YOUR TASK
Pictures in the data below are not part of the copy; transcribe everything else exactly.

DATA LINES
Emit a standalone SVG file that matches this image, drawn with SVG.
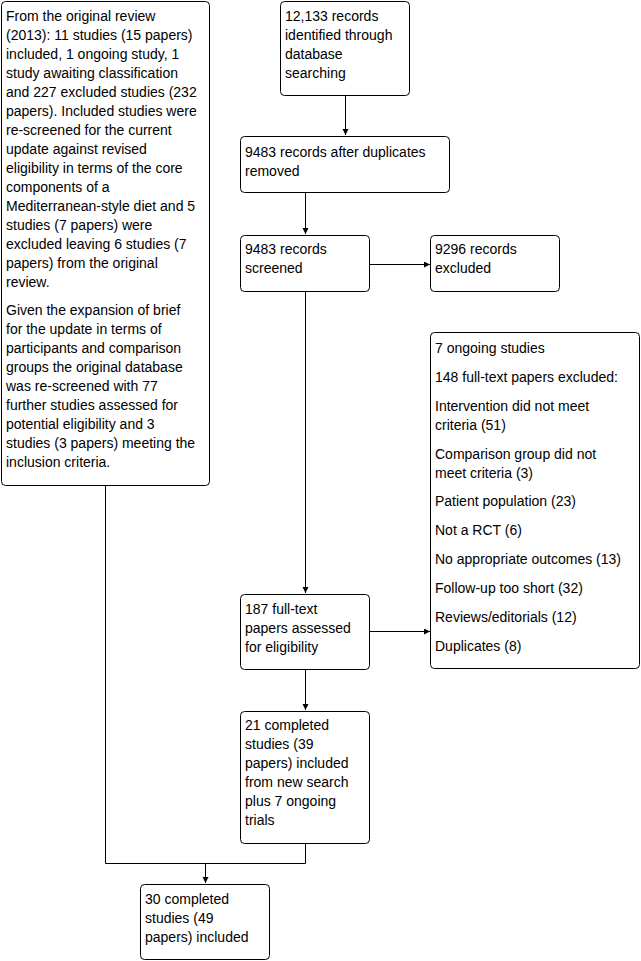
<svg xmlns="http://www.w3.org/2000/svg" width="641" height="961" viewBox="0 0 641 961">
<style>
.box{fill:#fff;stroke:#000;stroke-width:1}
text{font-family:"Liberation Sans",Arial,sans-serif;font-size:14px;fill:#000}
.c{fill:none;stroke:#000;stroke-width:1}
</style>
<defs>
<marker id="ah" markerWidth="6" markerHeight="8" refX="6" refY="3" orient="auto" markerUnits="userSpaceOnUse">
<path d="M0,0 L6,3 L0,6 Z" fill="#000"/>
</marker>
</defs>
<rect width="641" height="961" fill="#fff"/>
<g id="connectors">
<path class="c" d="M345.5,95 V135" marker-end="url(#ah)"/>
<path class="c" d="M305.5,193 V234" marker-end="url(#ah)"/>
<path class="c" d="M369,264.5 H430" marker-end="url(#ah)"/>
<path class="c" d="M305.5,291 V593" marker-end="url(#ah)"/>
<path class="c" d="M369,631.5 H430" marker-end="url(#ah)"/>
<path class="c" d="M305.5,670 V710" marker-end="url(#ah)"/>
<path class="c" d="M305.5,843 V863.5 H105.5 V485"/>
<path class="c" d="M205.5,863.5 V883" marker-end="url(#ah)"/>
</g>
<g id="orig">
<rect class="box" x="1.5" y="1.5" width="208" height="484" rx="4"/>
<text x="6"><tspan x="6" y="21">From the original review</tspan><tspan x="6" y="40">(2013): 11 studies (15 papers)</tspan><tspan x="6" y="59">included, 1 ongoing study, 1</tspan><tspan x="6" y="78">study awaiting classification</tspan><tspan x="6" y="97">and 227 excluded studies (232</tspan><tspan x="6" y="116">papers). Included studies were</tspan><tspan x="6" y="135">re-screened for the current</tspan><tspan x="6" y="154">update against revised</tspan><tspan x="6" y="173">eligibility in terms of the core</tspan><tspan x="6" y="192">components of a</tspan><tspan x="6" y="211">Mediterranean-style diet and 5</tspan><tspan x="6" y="230">studies (7 papers) were</tspan><tspan x="6" y="249">excluded leaving 6 studies (7</tspan><tspan x="6" y="268">papers) from the original</tspan><tspan x="6" y="287">review.</tspan><tspan x="6" y="315">Given the expansion of brief</tspan><tspan x="6" y="334">for the update in terms of</tspan><tspan x="6" y="353">participants and comparison</tspan><tspan x="6" y="372">groups the original database</tspan><tspan x="6" y="391">was re-screened with 77</tspan><tspan x="6" y="410">further studies assessed for</tspan><tspan x="6" y="429">potential eligibility and 3</tspan><tspan x="6" y="448">studies (3 papers) meeting the</tspan><tspan x="6" y="467">inclusion criteria.</tspan></text>
</g>
<g id="identified">
<rect class="box" x="280.5" y="1.5" width="129" height="94" rx="4"/>
<text><tspan x="285" y="21">12,133 records</tspan><tspan x="285" y="40">identified through</tspan><tspan x="285" y="59">database</tspan><tspan x="285" y="78">searching</tspan></text>
</g>
<g id="dedup">
<rect class="box" x="240.5" y="136.5" width="209" height="56" rx="4"/>
<text><tspan x="245" y="157">9483 records after duplicates</tspan><tspan x="245" y="176">removed</tspan></text>
</g>
<g id="screened">
<rect class="box" x="240.5" y="235.5" width="129" height="56" rx="4"/>
<text><tspan x="245" y="254">9483 records</tspan><tspan x="245" y="273">screened</tspan></text>
</g>
<g id="excluded">
<rect class="box" x="430.5" y="235.5" width="129" height="56" rx="4"/>
<text><tspan x="435" y="254">9296 records</tspan><tspan x="435" y="273">excluded</tspan></text>
</g>
<g id="fulltext">
<rect class="box" x="240.5" y="594.5" width="129" height="75" rx="4"/>
<text><tspan x="245" y="614">187 full-text</tspan><tspan x="245" y="633">papers assessed</tspan><tspan x="245" y="652">for eligibility</tspan></text>
</g>
<g id="ftexcluded">
<rect class="box" x="430.5" y="332.5" width="209" height="336" rx="4"/>
<text><tspan x="435" y="353">7 ongoing studies</tspan><tspan x="435" y="382">148 full-text papers excluded:</tspan><tspan x="435" y="411">Intervention did not meet</tspan><tspan x="435" y="430">criteria (51)</tspan><tspan x="435" y="459">Comparison group did not</tspan><tspan x="435" y="478">meet criteria (3)</tspan><tspan x="435" y="506">Patient population (23)</tspan><tspan x="435" y="535">Not a RCT (6)</tspan><tspan x="435" y="564">No appropriate outcomes (13)</tspan><tspan x="435" y="593">Follow-up too short (32)</tspan><tspan x="435" y="622">Reviews/editorials (12)</tspan><tspan x="435" y="651">Duplicates (8)</tspan></text>
</g>
<g id="completed">
<rect class="box" x="240.5" y="711.5" width="129" height="132" rx="4"/>
<text><tspan x="245" y="730">21 completed</tspan><tspan x="245" y="749">studies (39</tspan><tspan x="245" y="768">papers) included</tspan><tspan x="245" y="787">from new search</tspan><tspan x="245" y="806">plus 7 ongoing</tspan><tspan x="245" y="825">trials</tspan></text>
</g>
<g id="final">
<rect class="box" x="140.5" y="884.5" width="129" height="75" rx="4"/>
<text><tspan x="145" y="904">30 completed</tspan><tspan x="145" y="923">studies (49</tspan><tspan x="145" y="942">papers) included</tspan></text>
</g>
</svg>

THE RESPONSE
Emit a standalone SVG file that matches this image, drawn with SVG.
<svg xmlns="http://www.w3.org/2000/svg" width="641" height="961" viewBox="0 0 641 961">
<style>
.box{fill:#fff;stroke:#000;stroke-width:1}
text{font-family:"Liberation Sans",Arial,sans-serif;font-size:14px;fill:#000}
.c{fill:none;stroke:#000;stroke-width:1}
</style>
<defs>
<marker id="ah" markerWidth="6" markerHeight="8" refX="6" refY="3" orient="auto" markerUnits="userSpaceOnUse">
<path d="M0,0 L6,3 L0,6 Z" fill="#000"/>
</marker>
</defs>
<rect width="641" height="961" fill="#fff"/>
<g id="connectors">
<path class="c" d="M345.5,95 V135" marker-end="url(#ah)"/>
<path class="c" d="M305.5,193 V234" marker-end="url(#ah)"/>
<path class="c" d="M369,264.5 H430" marker-end="url(#ah)"/>
<path class="c" d="M305.5,291 V593" marker-end="url(#ah)"/>
<path class="c" d="M369,631.5 H430" marker-end="url(#ah)"/>
<path class="c" d="M305.5,670 V710" marker-end="url(#ah)"/>
<path class="c" d="M305.5,843 V863.5 H105.5 V485"/>
<path class="c" d="M205.5,863.5 V883" marker-end="url(#ah)"/>
</g>
<g id="orig">
<rect class="box" x="1.5" y="1.5" width="208" height="484" rx="4"/>
<text x="6"><tspan x="6" y="21">From the original review</tspan><tspan x="6" y="40">(2013): 11 studies (15 papers)</tspan><tspan x="6" y="59">included, 1 ongoing study, 1</tspan><tspan x="6" y="78">study awaiting classification</tspan><tspan x="6" y="97">and 227 excluded studies (232</tspan><tspan x="6" y="116">papers). Included studies were</tspan><tspan x="6" y="135">re-screened for the current</tspan><tspan x="6" y="154">update against revised</tspan><tspan x="6" y="173">eligibility in terms of the core</tspan><tspan x="6" y="192">components of a</tspan><tspan x="6" y="211">Mediterranean-style diet and 5</tspan><tspan x="6" y="230">studies (7 papers) were</tspan><tspan x="6" y="249">excluded leaving 6 studies (7</tspan><tspan x="6" y="268">papers) from the original</tspan><tspan x="6" y="287">review.</tspan><tspan x="6" y="315">Given the expansion of brief</tspan><tspan x="6" y="334">for the update in terms of</tspan><tspan x="6" y="353">participants and comparison</tspan><tspan x="6" y="372">groups the original database</tspan><tspan x="6" y="391">was re-screened with 77</tspan><tspan x="6" y="410">further studies assessed for</tspan><tspan x="6" y="429">potential eligibility and 3</tspan><tspan x="6" y="448">studies (3 papers) meeting the</tspan><tspan x="6" y="467">inclusion criteria.</tspan></text>
</g>
<g id="identified">
<rect class="box" x="280.5" y="1.5" width="129" height="94" rx="4"/>
<text><tspan x="285" y="21">12,133 records</tspan><tspan x="285" y="40">identified through</tspan><tspan x="285" y="59">database</tspan><tspan x="285" y="78">searching</tspan></text>
</g>
<g id="dedup">
<rect class="box" x="240.5" y="136.5" width="209" height="56" rx="4"/>
<text><tspan x="245" y="157">9483 records after duplicates</tspan><tspan x="245" y="176">removed</tspan></text>
</g>
<g id="screened">
<rect class="box" x="240.5" y="235.5" width="129" height="56" rx="4"/>
<text><tspan x="245" y="254">9483 records</tspan><tspan x="245" y="273">screened</tspan></text>
</g>
<g id="excluded">
<rect class="box" x="430.5" y="235.5" width="129" height="56" rx="4"/>
<text><tspan x="435" y="254">9296 records</tspan><tspan x="435" y="273">excluded</tspan></text>
</g>
<g id="fulltext">
<rect class="box" x="240.5" y="594.5" width="129" height="75" rx="4"/>
<text><tspan x="245" y="614">187 full-text</tspan><tspan x="245" y="633">papers assessed</tspan><tspan x="245" y="652">for eligibility</tspan></text>
</g>
<g id="ftexcluded">
<rect class="box" x="430.5" y="332.5" width="209" height="336" rx="4"/>
<text><tspan x="435" y="353">7 ongoing studies</tspan><tspan x="435" y="382">148 full-text papers excluded:</tspan><tspan x="435" y="411">Intervention did not meet</tspan><tspan x="435" y="430">criteria (51)</tspan><tspan x="435" y="459">Comparison group did not</tspan><tspan x="435" y="478">meet criteria (3)</tspan><tspan x="435" y="506">Patient population (23)</tspan><tspan x="435" y="535">Not a RCT (6)</tspan><tspan x="435" y="564">No appropriate outcomes (13)</tspan><tspan x="435" y="593">Follow-up too short (32)</tspan><tspan x="435" y="622">Reviews/editorials (12)</tspan><tspan x="435" y="651">Duplicates (8)</tspan></text>
</g>
<g id="completed">
<rect class="box" x="240.5" y="711.5" width="129" height="132" rx="4"/>
<text><tspan x="245" y="730">21 completed</tspan><tspan x="245" y="749">studies (39</tspan><tspan x="245" y="768">papers) included</tspan><tspan x="245" y="787">from new search</tspan><tspan x="245" y="806">plus 7 ongoing</tspan><tspan x="245" y="825">trials</tspan></text>
</g>
<g id="final">
<rect class="box" x="140.5" y="884.5" width="129" height="75" rx="4"/>
<text><tspan x="145" y="904">30 completed</tspan><tspan x="145" y="923">studies (49</tspan><tspan x="145" y="942">papers) included</tspan></text>
</g>
</svg>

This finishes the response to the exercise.